- The Central Bank of Kenya (CBK) will license all mobile loan providers if Parliament passes a proposed law seeking to weed out predatory lending.
- The Central Bank of Kenya (Amendment) Bill of 2020, if passed, will also compel the CBK to publish the names of all digital lenders every four months to review those that are compliant.
- The CBK currently regulates banks and micro-lenders but the proposed changes will now grant it supervisory and licensing powers to oversee hundreds of digital lenders operating in the country.
The Central Bank of Kenya (CBK) will license all mobile loan providers if Parliament passes a proposed law seeking to weed out predatory lending.
Digital lenders without operating licences will be barred from business in a bid to push out rogue players amid concerns of unethical practices such as over pricing of loans, illegal mining of customer private data and shaming of borrowers who default on repayment.
The Central Bank of Kenya (Amendment) Bill of 2020, if passed, will also compel the CBK to publish the names of all digital lenders every four months to review those that are compliant.
“The proposed amendment seeks to achieve the following objectives; prohibit any person, institution or firm form lending money to Kenyans unless licensed by the Central Bank of Kenya,” says a notice of the Bill sponsored by nominated Member of Parliament Gideon Keter.
The CBK currently regulates banks and micro-lenders but the proposed changes will now grant it supervisory and licensing powers to oversee hundreds of digital lenders operating in the country.
There has been a proliferation of digital lenders targeting the banked and unbanked alike, saddling borrowers with high interest rates and leaving regulators scrambling to keep up.
The digital lenders have been accused of listing individuals with credit reference bureaus (CRBs) over very small amounts and failing to reveal their terms and conditions that include lifetime of SMS notifications, full surrenders of their personal data to third parties and waiver of their right to dignity.
Last year the CBK revoked the approval of digital lenders, barring 337 unregulated digital mobile lenders from forwarding the names of loan defaulters to CRBs. An internal memo showed that only 39 banks, 14 microfinance banks, 1,353 unregulated saccos, 164 regulated saccos were allowed to continue using the mechanism from the end of August.
The proposed new law underlies concerted efforts to tame the businesses which only needed an Android Package- APK to distribute to mobile phone users as free downloads to start issuing loans.
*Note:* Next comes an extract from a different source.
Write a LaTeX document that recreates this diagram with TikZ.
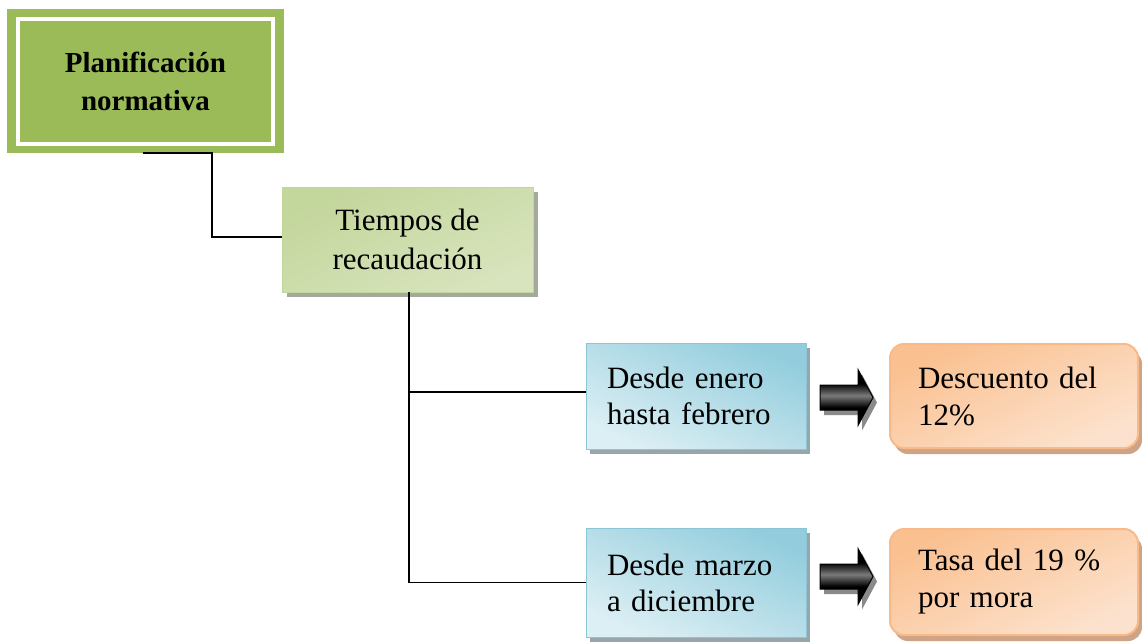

The Digital Lenders Association of Kenya (DLAK) — a group of mobile-based lenders — proposed of self-regulation to promote ethical lending, a suggestion which was rebuffed by CBK Governor Patrick Njoroge.
DLAK members include Tala, Alternative Circle, Stawika Capital, Zenka Finance, MyCredit, Okolea, Lpesa, Kopacent, Four Kings Investment, Kuwazo Capital and Finance Plan.
Another proposed amendment targeting regulation of the digital lenders is still awaiting approval in Parliament. The amendment tabled in July last year by Bonchari MP John Oroo Oyioka seeks to give CBK powers to regulate monthly interest rates charged by the digital mobile lenders and borrowers’ non-performing loans.
Under the proposed law, the CBK would also have powers to approve upward reviews on digital loan charges as well as put a ceiling on non-performing loans at not more than twice the defaulted credit.
US tech giant, Google has tried to limit the number of platforms that enjoy this low barrier of entry by asking Apps for personal loans to disclose maximum Annual Percentage Rate (APR), which generally includes interest rate plus fees and other costs for a year, or similar other rate calculated consistently with local law. It also banned those issuing loans that mature in less than two months.
Scores of unregulated digital lenders have flooded the Kenyan market to tap into the huge demand for quick loans.
The loans, however, attract high interest rates rising up to 520 percent when annualised, leading to mounting defaults and an ever ballooning number of defaulters who have been adversely listed with CRBs.
Digital lenders have, however, been accused of abusing personal information collected from defaulters’ mobile phone contacts list to bombard relatives and friends with messages asking third parties to enforce repayment.